Analyst Downgrades PayPal Competition

As more companies jump into the eCommerce payments ring, PayPal is facing competitive pressures, a Wednesday (Nov. 17) MarketWatch report suggests.

Wealth management firm Bernstein’s analyst Harshita Rawat has lowered its grade from outperform to market perform, and Rawat reportedly worries of more aggression from rivals that are adopting similar services, including Amazon and Shopify.

According to Rawat, those two companies make up about 32% of all commerce in America, and PayPal is at risk of losing its formerly pristine status to the competition. Part of her reasoning is that a great deal of PayPal’s business comes from smaller companies, which now have Shopify as an option.

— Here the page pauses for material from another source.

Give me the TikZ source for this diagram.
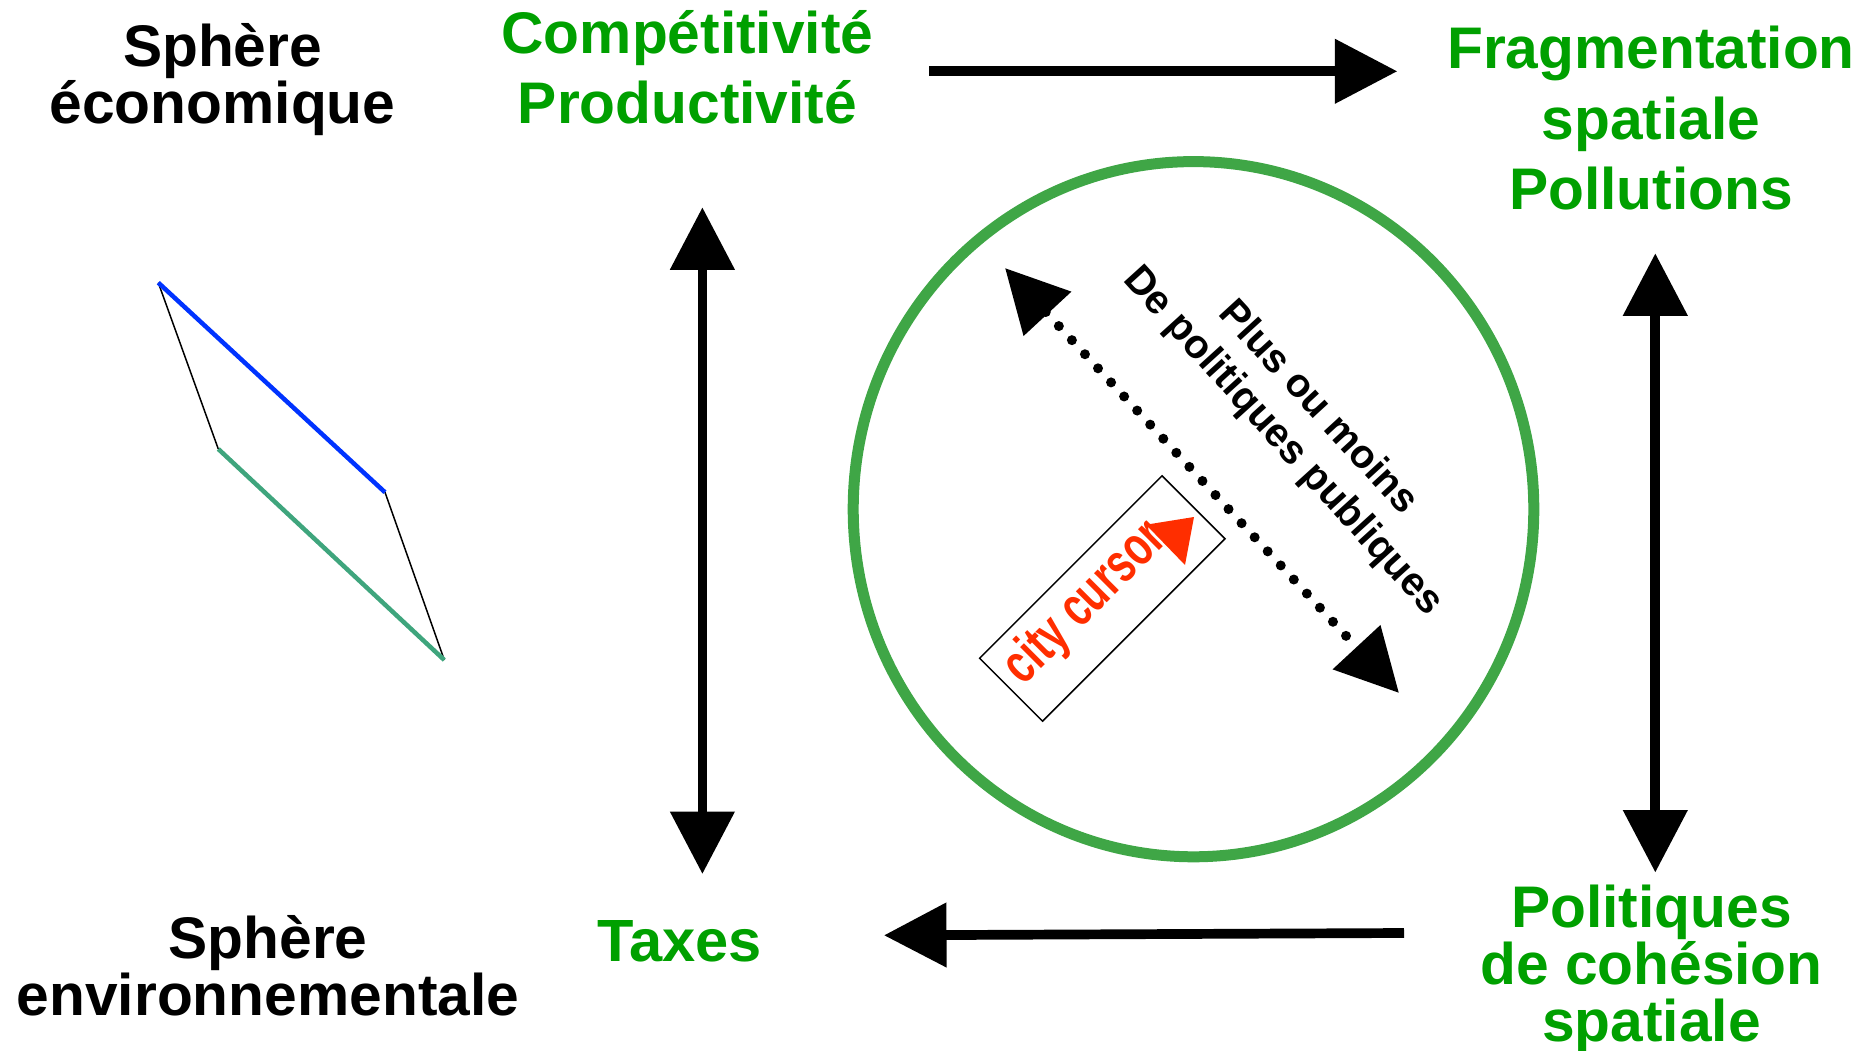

“Amazon currently doesn’t accept PayPal and just agreed to accept Venmo starting in 2022,” she wrote in a letter to investors. “Shopify has ambitions of creating its own payments business and has been pushing its merchants aggressively to convert to Shopify payments platform (and also towards the Shop Pay button).”

Rawat called Shopify an “unassailable competitor” for the small business demographic.

Growth in PayPal could also end up faltering, with market share gains having the potential to slow down — possibly “by a thousand cuts” due to new technologies like the ability to auto-fill credit card information on internet browsers. That, Rawat said, cuts into PayPal’s usual business mode of getting companies to enter in credit card information manually.

Apple Pay could also represent a challenge, along with the rise of buy now, pay later and similar payment innovations.

PYMNTS reported on the partnership PayPal has forged with Amazon to let U.S. shoppers use Venmo at checkout, set to begin in 2022.

Read more: PayPal: Venmo Coming to Amazon, Pay Later User Hit 9.5M

PayPal’s Q3 results also showed the continuing influence of eCommerce in companies’ top and bottom lines.

PayPal’s Amazon partnership has been touted by CEO Dan Schulman as a development that would allow the company to work with a wider breadth of marketplaces.

On a call, Schulman said Amazon was an “extremely significant player” and that eBay had been fading as a contributor to payments and sales. The Venmo option is also significant thanks to Amazon’s massive market share in the U.S.

Venmo volume has been up 36% in the last quarter to $60 billion, which was also driven by crypto activity.